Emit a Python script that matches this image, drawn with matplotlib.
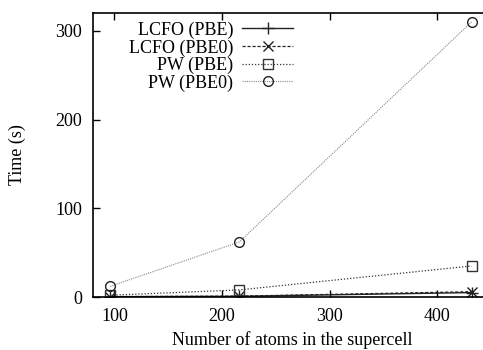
import matplotlib
matplotlib.use('Agg')
import matplotlib.pyplot as plt

plt.rcParams['font.family'] = ['Liberation Serif', 'DejaVu Serif']
plt.rcParams['font.size'] = 13

atoms = [96, 216, 432]
lcfo_pbe = [0.3, 0.8, 5]
lcfo_pbe0 = [0.5, 1.0, 6]
pw_pbe = [2, 8, 35]
pw_pbe0 = [12, 62, 310]

x_ticks = [100, 200, 300, 400]
y_ticks = [0, 100, 200, 300]

fig = plt.figure(figsize=(4.83, 3.5), dpi=100)
ax = fig.add_axes([0.1925, 0.1514, 0.824, 0.8114])

ax.plot(atoms, lcfo_pbe, color='#222222', lw=1.0, ls='-', marker='+', ms=8, mew=1.0,
        label='LCFO (PBE)')
ax.plot(atoms, lcfo_pbe0, color='#222222', lw=0.9, ls=(0, (2.5, 1.5)), marker='x', ms=7, mew=1.0,
        label='LCFO (PBE0)')
ax.plot(atoms, pw_pbe, color='#333333', lw=0.9, ls=(0, (1, 1.5)), marker='s', ms=7, mew=1.0,
        mfc='none', label='PW (PBE)')
ax.plot(atoms, pw_pbe0, color='#888888', lw=0.8, ls=(0, (1, 1)), marker='o', ms=7, mew=1.0,
        mfc='none', mec='#222222', label='PW (PBE0)')

ax.set_xlim(80, 450)
ax.set_ylim(0, 320)
ax.set_xticks(x_ticks)
ax.set_yticks(y_ticks)
ax.tick_params(direction='in', top=True, right=True, length=5, width=1.0, pad=8)
for s in ax.spines.values():
    s.set_linewidth(1.2)

ax.set_xlabel('Number of atoms in the supercell', labelpad=4)
ax.set_ylabel('Time (s)', labelpad=21)

ax.legend(loc='upper right', bbox_to_anchor=(0.5025, 0.97), frameon=False, markerfirst=False,
          fontsize=13, handlelength=2.8, handletextpad=0.5, labelspacing=0.02,
          borderpad=0, borderaxespad=0)

fig.savefig('out.png', dpi=100)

## SET PROBLEM
Omit the pictures and reproduce the listing exactly.

## FULL OUTPUT
Emit a Python script that matches this image, drawn with matplotlib.
import matplotlib
matplotlib.use('Agg')
import matplotlib.pyplot as plt

plt.rcParams['font.family'] = ['Liberation Serif', 'DejaVu Serif']
plt.rcParams['font.size'] = 13

atoms = [96, 216, 432]
lcfo_pbe = [0.3, 0.8, 5]
lcfo_pbe0 = [0.5, 1.0, 6]
pw_pbe = [2, 8, 35]
pw_pbe0 = [12, 62, 310]

x_ticks = [100, 200, 300, 400]
y_ticks = [0, 100, 200, 300]

fig = plt.figure(figsize=(4.83, 3.5), dpi=100)
ax = fig.add_axes([0.1925, 0.1514, 0.824, 0.8114])

ax.plot(atoms, lcfo_pbe, color='#222222', lw=1.0, ls='-', marker='+', ms=8, mew=1.0,
        label='LCFO (PBE)')
ax.plot(atoms, lcfo_pbe0, color='#222222', lw=0.9, ls=(0, (2.5, 1.5)), marker='x', ms=7, mew=1.0,
        label='LCFO (PBE0)')
ax.plot(atoms, pw_pbe, color='#333333', lw=0.9, ls=(0, (1, 1.5)), marker='s', ms=7, mew=1.0,
        mfc='none', label='PW (PBE)')
ax.plot(atoms, pw_pbe0, color='#888888', lw=0.8, ls=(0, (1, 1)), marker='o', ms=7, mew=1.0,
        mfc='none', mec='#222222', label='PW (PBE0)')

ax.set_xlim(80, 450)
ax.set_ylim(0, 320)
ax.set_xticks(x_ticks)
ax.set_yticks(y_ticks)
ax.tick_params(direction='in', top=True, right=True, length=5, width=1.0, pad=8)
for s in ax.spines.values():
    s.set_linewidth(1.2)

ax.set_xlabel('Number of atoms in the supercell', labelpad=4)
ax.set_ylabel('Time (s)', labelpad=21)

ax.legend(loc='upper right', bbox_to_anchor=(0.5025, 0.97), frameon=False, markerfirst=False,
          fontsize=13, handlelength=2.8, handletextpad=0.5, labelspacing=0.02,
          borderpad=0, borderaxespad=0)

fig.savefig('out.png', dpi=100)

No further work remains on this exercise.